Even though I pegged the ‘Syria has North Korean nuclear weapons’ story as horsecrap from the get-go, it’s nice to get some confirmation. Nonetheless, the surfeit of stories that were seeded throughout the British and neo-con press shows that something is afoot. Perhaps Seymour Hersh put it best in a recent interview with Jewish Journal:
JJ: You turned 70 this year. Why keep working so hard?
SH: I don’t work that hard. I write four or five pieces a year. Secondly, what do you want me to do? Play professional golf? I can’t do that. You do what you can do. And I’m in a funny spot because I have an ability to communicate with people I have known for a number of years. They trust me, and I trust them, so I keep on doing these little marginal stories.JJ: That’s all they are? Marginal?
SH: With these stories, if they slow down or make people take a deep breath before they bomb Iran, that is a plus. But they are not going to stop anybody. This is a government that is unreachable by us, and that is very depressing. In terms of adding to the public debate, the stories are important. But not in terms of changing policy. I have no delusions about that.

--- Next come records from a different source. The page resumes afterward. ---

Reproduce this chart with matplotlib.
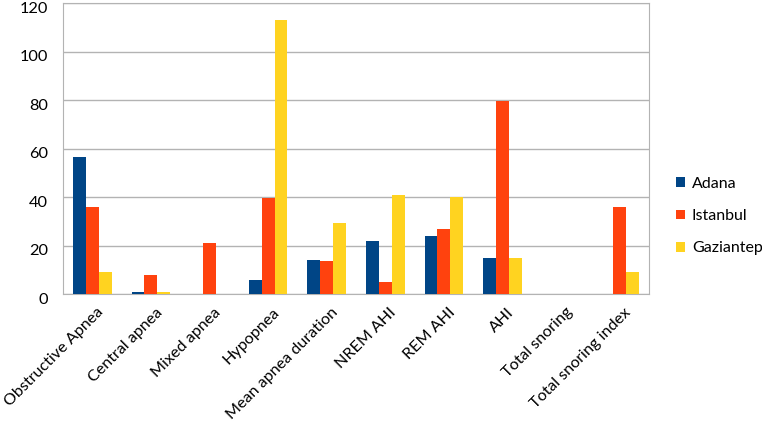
import matplotlib.pyplot as plt
import matplotlib.transforms as mtransforms
import numpy as np

plt.rcParams['font.family'] = ['Lato', 'DejaVu Sans']

categories = ['Obstructive Apnea', 'Central apnea', 'Mixed apnea', 'Hypopnea',
              'Mean apnea duration', 'NREM AHI', 'REM AHI', 'AHI',
              'Total snoring', 'Total snoring index']
adana = [56.5, 1, 0, 6, 14, 22, 24, 15, 0, 0]
istanbul = [36, 8, 21, 39.5, 13.7, 5, 27, 79.6, 0, 36]
gaziantep = [9, 1, 0, 113, 29.5, 41, 40, 15, 0, 9]

series = [('Adana', adana, '#004586'),
          ('Istanbul', istanbul, '#ff420e'),
          ('Gaziantep', gaziantep, '#ffd320')]

fig = plt.figure(figsize=(7.62, 4.30), dpi=100)
ax = fig.add_axes([0.0827, 0.316, 0.769, 0.677])

x = np.arange(len(categories))
w = 0.22
for i, (name, vals, col) in enumerate(series):
    ax.bar(x + (i - 1) * w, vals, w, color=col, label=name, zorder=3)

ax.set_xlim(-0.5, len(categories) - 0.5)
ax.set_ylim(0, 120)
ax.set_yticks(range(0, 121, 20))
ax.yaxis.grid(True, color='#b3b3b3', linewidth=1, zorder=0)
for s in ax.spines.values():
    s.set_color('#b3b3b3')
ax.tick_params(axis='both', length=0, labelsize=11.8, colors='black')
ax.tick_params(axis='y', pad=11)
ax.tick_params(axis='x', pad=8)
ax.set_xticks(x)
ax.set_xticklabels(categories, rotation=45, ha='right', rotation_mode='anchor',
                   fontsize=11.6)
# small nudges so the edge labels fit inside the picture
down = mtransforms.ScaledTranslation(0, -3 / 72, fig.dpi_scale_trans)
for lab in ax.get_yticklabels():
    lab.set_transform(lab.get_transform() + down)
right = mtransforms.ScaledTranslation(3 / 72, 0, fig.dpi_scale_trans)
for lab in ax.get_xticklabels():
    lab.set_transform(lab.get_transform() + right)

ax.legend(loc='center left', bbox_to_anchor=(676 / 762, 1 - 216 / 430),
          bbox_transform=fig.transFigure, frameon=False, borderpad=0,
          borderaxespad=0, fontsize=11.5, handlelength=0.55, handleheight=0.55,
          labelspacing=1.15, handletextpad=0.45)

fig.savefig('out.png', dpi=100)
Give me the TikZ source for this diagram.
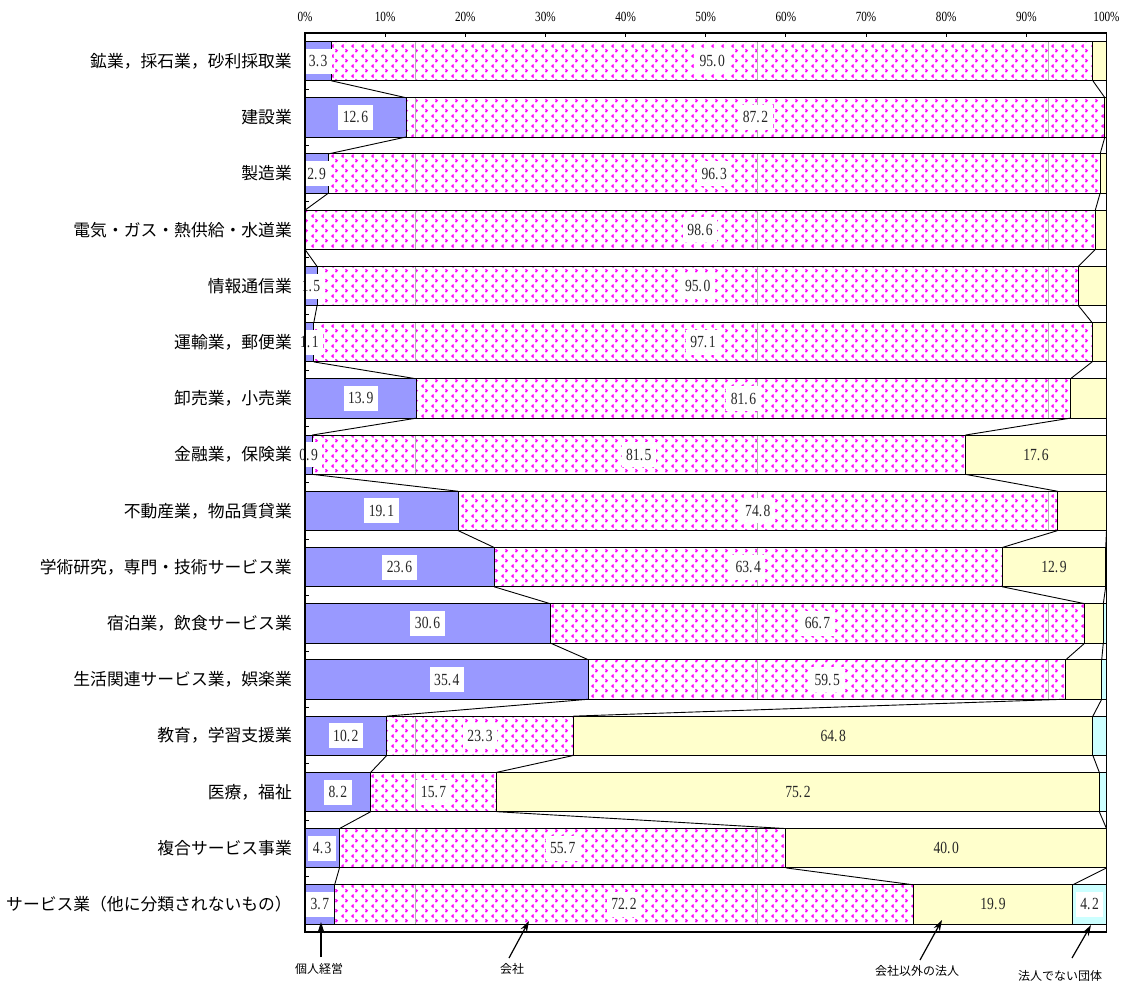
\documentclass[tikz,border=0pt]{standalone}
\usepackage{fontspec}
\setmainfont{Liberation Serif}
\newfontfamily\numf[FakeStretch=0.8]{Liberation Serif}
\newfontfamily\cjk{Noto Sans CJK JP}
\usetikzlibrary{patterns,arrows.meta}
\definecolor{indiv}{RGB}{153,153,255}
\definecolor{corpo}{RGB}{255,255,204}
\definecolor{grp}{RGB}{204,255,255}
\definecolor{pinkm}{RGB}{255,0,255}
\pgfdeclarepatternformonly{chevrons}{\pgfqpoint{0pt}{0pt}}{\pgfqpoint{10pt}{10pt}}{\pgfqpoint{10pt}{10pt}}{%
  \pgfsetlinewidth{1.5pt}%
  \pgfpathmoveto{\pgfqpoint{4pt}{9pt}}%
  \pgfpathlineto{\pgfqpoint{2.2pt}{7.5pt}}%
  \pgfpathlineto{\pgfqpoint{4pt}{6pt}}%
  \pgfpathmoveto{\pgfqpoint{6pt}{4pt}}%
  \pgfpathlineto{\pgfqpoint{7.8pt}{2.5pt}}%
  \pgfpathlineto{\pgfqpoint{6pt}{1pt}}%
  \pgfusepath{stroke}%
}
\def\numsplit#1.#2\relax{#1.\kern1.5pt#2}
\newcommand\numtxt[1]{\expandafter\numsplit#1\relax}
\begin{document}
\begin{tikzpicture}[x=1pt,y=-1pt,
  seg/.style={draw=black,line width=0.9pt},
  seam/.style={draw=black!30,line width=0.8pt},
  vlab/.style={fill=white,inner xsep=4.5pt,inner ysep=0pt,minimum height=25pt,text=black!85,font=\numf\fontsize{17}{17}\selectfont},
  ylab/.style={inner sep=0pt,text=black!85,font=\numf\fontsize{17}{17}\selectfont},
  cat/.style={anchor=east,inner sep=0pt,font=\cjk\fontsize{16.8}{16.8}\selectfont},
  tick/.style={font=\numf\fontsize{14}{14}\selectfont,inner sep=0pt},
  note/.style={font=\cjk\fontsize{12}{12}\selectfont,inner sep=0pt},
  arr/.style={-{Stealth[length=11pt,width=7pt]},line width=1.2pt}]
\useasboundingbox (0,0) rectangle (1125,983);
\foreach \i/\name/\a/\b/\c/\d in {
1/{鉱業，採石業，砂利採取業}/3.3/95.0/1.7/0,
2/{建設業}/12.6/87.2/0.2/0,
3/{製造業}/2.9/96.3/0.8/0,
4/{電気・ガス・熱供給・水道業}/0/98.6/1.4/0,
5/{情報通信業}/1.5/95.0/3.5/0,
6/{運輸業，郵便業}/1.1/97.1/1.8/0,
7/{卸売業，小売業}/13.9/81.6/4.5/0,
8/{金融業，保険業}/0.9/81.5/17.6/0,
9/{不動産業，物品賃貸業}/19.1/74.8/6.1/0,
10/{学術研究，専門・技術サービス業}/23.6/63.4/12.9/0.1,
11/{宿泊業，飲食サービス業}/30.6/66.7/2.3/0.4,
12/{生活関連サービス業，娯楽業}/35.4/59.5/4.5/0.6,
13/{教育，学習支援業}/10.2/23.3/64.8/1.7,
14/{医療，福祉}/8.2/15.7/75.2/0.9,
15/{複合サービス事業}/4.3/55.7/40.0/0,
16/{サービス業（他に分類されないもの）}/3.7/72.2/19.9/4.2}
{
  \pgfmathsetmacro\yt{41.5+(\i-1)*56.22}
  \pgfmathsetmacro\yb{\yt+39.3}
  \pgfmathsetmacro\ym{\yt+19.65}
  \pgfmathsetmacro\xa{305+8.015*\a}
  \pgfmathsetmacro\xb{305+8.015*(\a+\b)}
  \pgfmathsetmacro\xc{305+8.015*(\a+\b+\c)}
  \def\xd{1106.5}
  \coordinate (t\i-1) at (\xa,\yt); \coordinate (u\i-1) at (\xa,\yb);
  \coordinate (t\i-2) at (\xb,\yt); \coordinate (u\i-2) at (\xb,\yb);
  \coordinate (t\i-3) at (\xc,\yt); \coordinate (u\i-3) at (\xc,\yb);
  % individual
  \ifdim\a pt>0pt \fill[indiv] (305,\yt) rectangle (\xa,\yb); \draw[seg] (305,\yt) rectangle (\xa,\yb); \fi
  % company
  \fill[white] (\xa,\yt) rectangle (\xb,\yb);
  \fill[pattern=chevrons,pattern color=pinkm] (\xa,\yt) rectangle (\xb,\yb);
  \begin{scope}
    \clip (\xa,\yt) rectangle (\xb,\yb);
    \foreach \s in {415,757,1048.5} \draw[seam] (\s,\yt) -- (\s,\yb);
  \end{scope}
  \draw[seg] (\xa,\yt) rectangle (\xb,\yb);
  % other corporations
  \ifdim\c pt>0pt \fill[corpo] (\xb,\yt) rectangle (\xc,\yb); \draw[seg] (\xb,\yt) rectangle (\xc,\yb); \fi
  % non-corporate groups
  \ifdim\d pt>0pt \fill[grp] (\xc,\yt) rectangle (\xd,\yb); \draw[seg] (\xc,\yt) rectangle (\xd,\yb); \fi
  % labels
  \node[cat] (cat\i) at (292,\ym) {\name};
  \ifdim\a pt>0pt \node[vlab] (va\i) at ({(305+\xa)/2},\ym) {\numtxt\a}; \fi
  \node[vlab] (vb\i) at ({(\xa+\xb)/2},\ym) {\numtxt\b};
  \ifdim\c pt>9pt \node[ylab] (vc\i) at ({(\xb+\xc)/2},\ym) {\numtxt\c}; \fi
  \ifdim\d pt>4pt \node[vlab] (vd\i) at ({(\xc+\xd)/2},\ym) {\numtxt\d}; \fi
}
% connectors between consecutive bars
\foreach \i in {1,...,15}{
  \pgfmathtruncatemacro\j{\i+1}
  \foreach \k in {1,2,3}{ \draw[seg] (u\i-\k) -- (t\j-\k); }
}
% frame
\draw[line width=1.5pt] (305,33) rectangle (1106.5,932);
\foreach \p in {10,20,...,90} \draw[line width=0.9pt] ({305+8.015*\p},33) -- ++(0,4);
\foreach \p in {0,10,...,100} \node[tick] (tk\p) at ({305+8.015*\p},17) {\p\%};
\foreach \i in {1,...,15} \draw[line width=0.9pt] (305,{41.5+\i*56.22-8.46}) -- ++(4,0);
% annotations
\node[note] (n1) at (319,969) {個人経営};
\node[note] (n2) at (512,969) {会社};
\node[note] (n3) at (917,971) {会社以外の法人};
\node[note] (n4) at (1060,976) {法人でない団体};
\coordinate (n1s) at (321,957); \coordinate (n1e) at (321,922);
\coordinate (n2s) at (509,958); \coordinate (n2e) at (529,921);
\coordinate (n3s) at (920,960); \coordinate (n3e) at (942,920);
\coordinate (n4s) at (1072,958); \coordinate (n4e) at (1091,925);
\draw[arr] (n1s) -- (n1e);
\draw[arr] (n2s) -- (n2e);
\draw[arr] (n3s) -- (n3e);
\draw[arr] (n4s) -- (n4e);
\end{tikzpicture}
\end{document}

Hersh also has some good advice for Democrats.
JJ: Bush recently compared Iraq to Vietnam in a positive way. What do you think he learned from the Vietnam War?
SH: He seems to have learned from lessons that were not very valid. Nobody wants to be a loser. Bush is going to disengage to some degree, and he’s going to claim the country is more stable. He’s just going to say whatever he wants, and he’s going to get away with it because who knows what is going on in Basra. Nobody I know in their right mind would go down there. You’d get whacked.
And the Democrats have fallen into the trap of saying, “We shouldn’t get out.” As far as I am concerned, there are only two issues: Option A is to get out by midnight tonight, and Option B is to get out by midnight tomorrow.
With Israel attacking chemical weapons sites in Syria and Cheney seeding the press for war with Iran, I somehow think the debate over what to do in Iraq is about to be overtaken by other, ahem, events.